● **WHAT IS EXPECTED**
Start at the line that contains "Recreate this image", stop at the line that contains "minimum width=3.76cm] (inform)", and repeat every line in that span, those two included, with no pictures.

● **PROVIDED MATERIAL**

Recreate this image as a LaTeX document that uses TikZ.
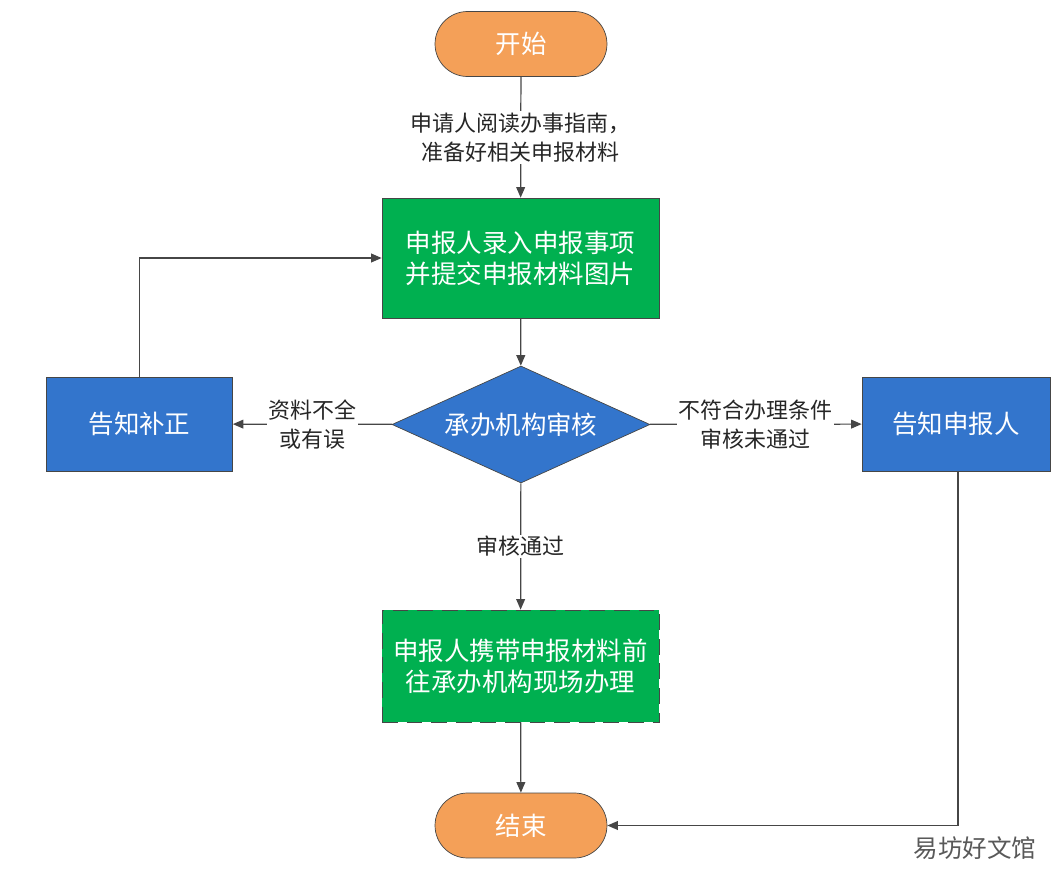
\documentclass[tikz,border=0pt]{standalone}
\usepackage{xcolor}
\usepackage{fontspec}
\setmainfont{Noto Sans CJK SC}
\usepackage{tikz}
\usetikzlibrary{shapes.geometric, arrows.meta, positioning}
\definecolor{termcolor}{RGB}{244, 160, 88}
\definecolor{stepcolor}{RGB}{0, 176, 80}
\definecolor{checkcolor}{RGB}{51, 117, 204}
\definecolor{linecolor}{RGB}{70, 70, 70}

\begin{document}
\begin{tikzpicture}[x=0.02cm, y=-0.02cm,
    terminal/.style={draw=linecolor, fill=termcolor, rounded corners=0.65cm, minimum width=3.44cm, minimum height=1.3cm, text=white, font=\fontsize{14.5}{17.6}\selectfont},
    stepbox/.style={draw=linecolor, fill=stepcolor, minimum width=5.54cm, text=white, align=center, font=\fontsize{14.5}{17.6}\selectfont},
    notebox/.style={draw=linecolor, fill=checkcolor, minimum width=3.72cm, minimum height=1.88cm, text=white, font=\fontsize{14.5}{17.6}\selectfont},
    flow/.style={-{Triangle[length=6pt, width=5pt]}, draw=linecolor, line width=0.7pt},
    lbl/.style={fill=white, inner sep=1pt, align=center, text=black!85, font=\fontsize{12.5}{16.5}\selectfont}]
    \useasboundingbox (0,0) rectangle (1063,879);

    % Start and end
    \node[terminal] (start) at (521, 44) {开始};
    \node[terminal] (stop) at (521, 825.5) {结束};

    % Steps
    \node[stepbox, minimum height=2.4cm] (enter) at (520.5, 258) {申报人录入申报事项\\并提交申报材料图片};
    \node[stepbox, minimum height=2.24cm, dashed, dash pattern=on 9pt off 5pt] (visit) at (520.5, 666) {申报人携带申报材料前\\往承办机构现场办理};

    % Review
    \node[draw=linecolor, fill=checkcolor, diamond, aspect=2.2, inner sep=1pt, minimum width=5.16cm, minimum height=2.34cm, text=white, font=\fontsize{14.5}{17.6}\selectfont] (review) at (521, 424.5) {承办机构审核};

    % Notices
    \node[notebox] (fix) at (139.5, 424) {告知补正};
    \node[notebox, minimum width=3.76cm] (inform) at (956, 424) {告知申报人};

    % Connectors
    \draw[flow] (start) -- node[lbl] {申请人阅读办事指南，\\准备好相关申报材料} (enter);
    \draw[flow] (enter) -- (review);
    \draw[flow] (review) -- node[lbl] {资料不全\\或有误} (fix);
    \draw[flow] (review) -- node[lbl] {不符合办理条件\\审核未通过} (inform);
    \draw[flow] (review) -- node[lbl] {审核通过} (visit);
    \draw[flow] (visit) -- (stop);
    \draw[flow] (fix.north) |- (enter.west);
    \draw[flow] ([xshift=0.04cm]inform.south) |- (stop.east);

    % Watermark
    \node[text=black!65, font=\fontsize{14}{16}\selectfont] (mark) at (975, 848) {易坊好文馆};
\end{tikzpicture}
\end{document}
==
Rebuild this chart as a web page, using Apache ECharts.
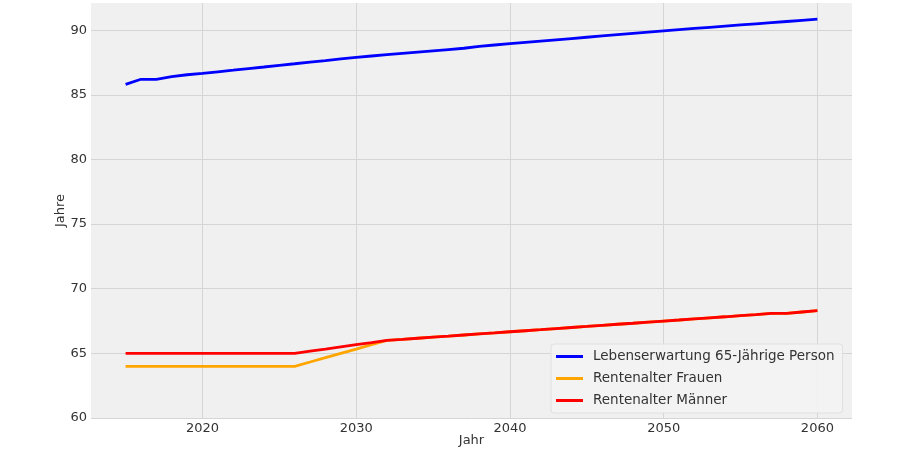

● **ANSWER TO THE PROBLEM**
Recreate this image as a LaTeX document that uses TikZ.
\documentclass[tikz,border=0pt]{standalone}
\usepackage{xcolor}
\usepackage{fontspec}
\setmainfont{Noto Sans CJK SC}
\usepackage{tikz}
\usetikzlibrary{shapes.geometric, arrows.meta, positioning}
\definecolor{termcolor}{RGB}{244, 160, 88}
\definecolor{stepcolor}{RGB}{0, 176, 80}
\definecolor{checkcolor}{RGB}{51, 117, 204}
\definecolor{linecolor}{RGB}{70, 70, 70}

\begin{document}
\begin{tikzpicture}[x=0.02cm, y=-0.02cm,
    terminal/.style={draw=linecolor, fill=termcolor, rounded corners=0.65cm, minimum width=3.44cm, minimum height=1.3cm, text=white, font=\fontsize{14.5}{17.6}\selectfont},
    stepbox/.style={draw=linecolor, fill=stepcolor, minimum width=5.54cm, text=white, align=center, font=\fontsize{14.5}{17.6}\selectfont},
    notebox/.style={draw=linecolor, fill=checkcolor, minimum width=3.72cm, minimum height=1.88cm, text=white, font=\fontsize{14.5}{17.6}\selectfont},
    flow/.style={-{Triangle[length=6pt, width=5pt]}, draw=linecolor, line width=0.7pt},
    lbl/.style={fill=white, inner sep=1pt, align=center, text=black!85, font=\fontsize{12.5}{16.5}\selectfont}]
    \useasboundingbox (0,0) rectangle (1063,879);

    % Start and end
    \node[terminal] (start) at (521, 44) {开始};
    \node[terminal] (stop) at (521, 825.5) {结束};

    % Steps
    \node[stepbox, minimum height=2.4cm] (enter) at (520.5, 258) {申报人录入申报事项\\并提交申报材料图片};
    \node[stepbox, minimum height=2.24cm, dashed, dash pattern=on 9pt off 5pt] (visit) at (520.5, 666) {申报人携带申报材料前\\往承办机构现场办理};

    % Review
    \node[draw=linecolor, fill=checkcolor, diamond, aspect=2.2, inner sep=1pt, minimum width=5.16cm, minimum height=2.34cm, text=white, font=\fontsize{14.5}{17.6}\selectfont] (review) at (521, 424.5) {承办机构审核};

    % Notices
    \node[notebox] (fix) at (139.5, 424) {告知补正};
    \node[notebox, minimum width=3.76cm] (inform) at (956, 424) {告知申报人};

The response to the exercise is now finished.